El actual Gobierno representa una peligrosa oportunidad de reflexión y aprendizaje que toca los aspectos más significativos de nuestra constitución social, nuestros ideales, aspiraciones, nuestros principios y valores, nuestras reglas de convivencia y el estado de nuestro modelo económico. Es un evento, una circunstancia, un ente que nos llama a hacernos preguntas filosóficas sobre el valor y la importancia de este experimento social tan fundamental pero tan frágil que llamamos democracia.

Irónicamente, una de las posibles consecuencias de nacer y crecer en un entorno democrático es desarrollar una noción que es peligrosa para la democracia misma: llegar a creer que los beneficios y principios que esta conlleva están garantizados, falsamente sentirlos tan tangibles e inmutables como la naturaleza misma. Metaforizar la democracia como un majestuoso edificio de bases sólidas y sedimentadas, cuando en realidad, más bien es un ingenioso bosquejo, un corolario de reglas y sugerencias para la resolución de retos y problemas que supone la vida y el progreso en sociedad, cuyo alcance y validez es tan grande y tan limitado como la disposición de sus actores a respetar su guía.

Dicho de otra manera, la democracia no está garantizada, nunca lo ha estado y jamás lo va a estar. Su existencia misma depende de que la defendamos todos los días, y que estemos dispuestos a adherirnos a sus principios a la hora de desempeñar esta hazaña que llamamos convivencia. Es ahí donde el Gobierno de turno es un gran maestro para todos aquellos que vivíamos bajo la ilusión de una realidad de principios y valores inmutables, de líneas que no se pueden cruzar. El Poder Ejecutivo nos demuestra todos los días que el peso de décadas de tradición pacífica no es garantía cuando la voluntad es nula o la intención es mala. Es por su actuar que debemos darnos cuenta de que principios —como la libertad de prensa, el respeto a las minorías, la libertad de expresión, las garantías sociales, las libertades individuales y el apego a la institucionalidad— son conceptos poderosos en sus implicaciones, pero frágiles y necesitados de protección.

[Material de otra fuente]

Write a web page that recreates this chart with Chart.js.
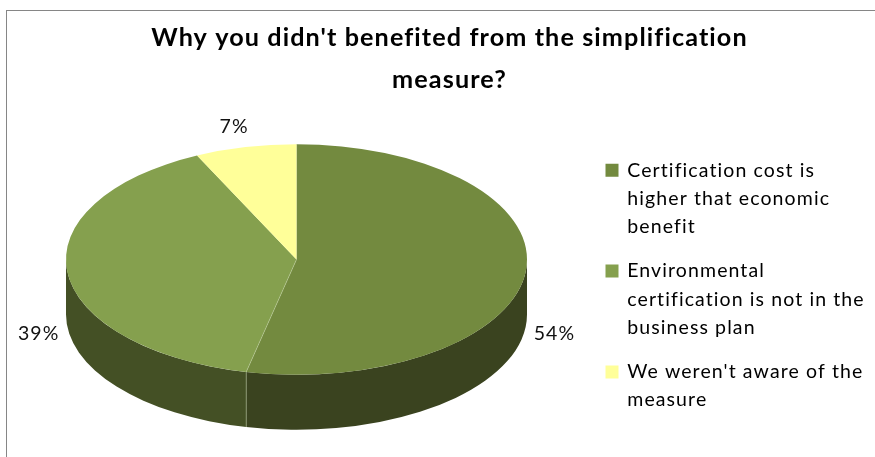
<!DOCTYPE html>
<html>
<head>
<meta charset="utf-8">
<script src="https://cdn.jsdelivr.net/npm/chart.js@4"></script>
<style>
  html, body { margin: 0; padding: 0; background: #fff; overflow: hidden; }
  #wrap { position: relative; width: 875px; height: 457px; }
  #frame { position: absolute; left: 6px; top: 10px; right: 0; bottom: 0; border-left: 1.5px solid #868686; border-top: 1.5px solid #868686; }
  canvas { position: absolute; left: 0; top: 0; }
</style>
</head>
<body>
<div id="wrap">
  <div id="frame"></div>
  <canvas id="pie" width="875" height="457"></canvas>
</div>
<script>
// values (slice angles), labels round to 54 / 39 / 7
var categories = [
  ["Certification cost is", "higher that economic", "benefit"],
  ["Environmental", "certification is not in the", "business plan"],
  ["We weren't aware of the", "measure"]
];
var shares = [53.5, 39.4, 7.1];
var titleLines = ["Why you didn't benefited from the simplification", "measure?"];

var topColors = ["#738a3f", "#85a04e", "#ffff99"];
var sideColors = ["#3a431f", "#445025", "#7f7f4c"];

var squash = 0.5;   // tilt of the pie
var depth = 55;     // height of the side wall
var fontName = "Lato, 'Open Sans', sans-serif";

var tiltPlugin = {
  id: "tilt",
  beforeDraw: function(chart) {
    chart.ctx.letterSpacing = "1.1px";
  },
  afterLayout: function(chart) {
    // pie sits on its own ellipse, legend goes to the right of it
    var a = chart.chartArea;
    a.left = 66; a.right = 527; a.top = 144; a.bottom = 375;
    a.width = 461; a.height = 231;
    chart.legend.left = 590.5;
    chart.legend.top = 144.5;
    chart.legend.bottom = 440;
  },
  beforeDatasetsDraw: function(chart) {
    var ctx = chart.ctx;
    var arcs = chart.getDatasetMeta(0).data;
    var cy = arcs[0].y;

    // side wall: only the part of each slice facing the viewer
    arcs.forEach(function(arc, i) {
      var a0 = Math.max(arc.startAngle, 0);
      var a1 = Math.min(arc.endAngle, Math.PI);
      if (a0 >= a1) return;
      var rx = arc.outerRadius, ry = rx * squash;
      ctx.fillStyle = sideColors[i];
      ctx.beginPath();
      ctx.ellipse(arc.x, cy, rx, ry, 0, a0, a1);
      ctx.ellipse(arc.x, cy + depth, rx, ry, 0, a1, a0, true);
      ctx.closePath();
      ctx.fill();
    });

    // top face is the library's own arcs, only squashed
    ctx.save();
    ctx.translate(0, cy);
    ctx.scale(1, squash);
    ctx.translate(0, -cy);
  },
  afterDatasetsDraw: function(chart) {
    var ctx = chart.ctx;
    ctx.restore();

    var arcs = chart.getDatasetMeta(0).data;
    var nudge = [[0, 0], [0, 0], [-5, -6]];
    var total = shares.reduce(function(a, b) { return a + b; }, 0);

    // thin light seams where two slices meet at the front
    ctx.save();
    ctx.strokeStyle = "rgba(200,215,170,0.45)";
    ctx.lineWidth = 1;
    var ex = arcs[0].x + arcs[0].outerRadius * Math.cos(arcs[0].endAngle);
    var ey = arcs[0].y + arcs[0].outerRadius * Math.sin(arcs[0].endAngle) * squash;
    ctx.beginPath();
    ctx.moveTo(arcs[0].x, arcs[0].y);
    ctx.lineTo(ex, ey);
    ctx.lineTo(ex, ey + depth);
    ctx.stroke();
    ctx.restore();

    // percent labels outside the rim
    ctx.save();
    ctx.font = "19.5px " + fontName;
    ctx.fillStyle = "#111";
    ctx.textAlign = "center";
    ctx.textBaseline = "middle";
    arcs.forEach(function(arc, i) {
      var mid = (arc.startAngle + arc.endAngle) / 2;
      var r = arc.outerRadius + 29;
      var lx = arc.x + r * Math.cos(mid) + nudge[i][0];
      var ly = arc.y + r * squash * Math.sin(mid) + nudge[i][1];
      if (Math.sin(mid) > -0.5) ly += depth + 5;
      ctx.fillText(Math.round(shares[i] / total * 100) + "%", lx, ly);
    });
    ctx.restore();
  }
};

new Chart(document.getElementById("pie").getContext("2d"), {
  type: "pie",
  data: {
    labels: categories,
    datasets: [{
      data: shares,
      backgroundColor: topColors,
      borderWidth: 0,
      radius: 230.5,
      clip: false
    }]
  },
  options: {
    responsive: false,
    animation: false,
    layout: { padding: { left: 24, top: 16 } },
    plugins: {
      title: {
        display: true,
        text: titleLines,
        color: "#000",
        font: { family: fontName, size: 25.2, weight: "bold", lineHeight: 1.7 },
        padding: 0
      },
      legend: {
        display: true,
        position: "right",
        align: "start",
        labels: {
          color: "#111",
          boxWidth: 11,
          boxHeight: 11,
          padding: 16,
          font: { family: fontName, size: 19.5, lineHeight: 1.45 },
          generateLabels: function() {
            return categories.map(function(c, i) {
              return { text: c, fillStyle: topColors[i], strokeStyle: topColors[i], lineWidth: 2, index: i };
            });
          }
        }
      },
      tooltip: { enabled: false }
    }
  },
  plugins: [tiltPlugin]
});
</script>
</body>
</html>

Al actual Gobierno debemos verlo como un síntoma, un reflejo de un grupo de personas en nuestra sociedad, nuestra familia costarricense, que dijeron, conscientemente o no, ya no creemos en estas guías, todo está en juego y sobre la mesa. Creo que en esencia este es el resultado de un modelo económico que ha agudizado la desigualdad de manera alarmante en las últimas décadas. Una desigualdad inicialmente económica, pero que desemboca en diferencias que van más allá de los ingresos y las oportunidades, diferencias que se traducen en visiones, experiencias y percepciones de la realidad disímiles y en apariencia irreconciliables. Realidades que alimentan a un grupo de líderes que están dispuestos no a resolver estos problemas, sino a beneficiarse de estas situaciones para consolidarse en espacios de poder mediante tácticas no antes vistas desde el establecimiento de la Segunda República.

En este contexto, el accionar desde el Poder Ejecutivo es quizás el mayor llamado de atención que necesitábamos en dos puntos fundamentales. Primeramente, la democracia es nuestro instrumento de convivencia más valioso, pero es muy frágil y debe ser protegida en todo momento. En segundo lugar, hay un grupo de costarricenses que han quedado atrás y que necesitamos rescatar como sociedad, hacerles ver, creer y demostrar que los errores cometidos en materia de distribución y acceso los podemos resolver dentro del marco democrático y no arrojando el tablero del juego por la ventana.

En todo caso, esta administración nos llama a preguntarnos quiénes somos y en qué creemos y cuáles son nuestros valores fundamentales. Eventualmente tendremos que decidir si el presente se convertirá en un punto negro en nuestra historia —que sirvió como llamado de atención para encontrar un mejor rumbo— o si este será el fin de un experimento democrático que logramos sostener por más de 70 años en medio de una de las regiones más convulsas del mundo occidental.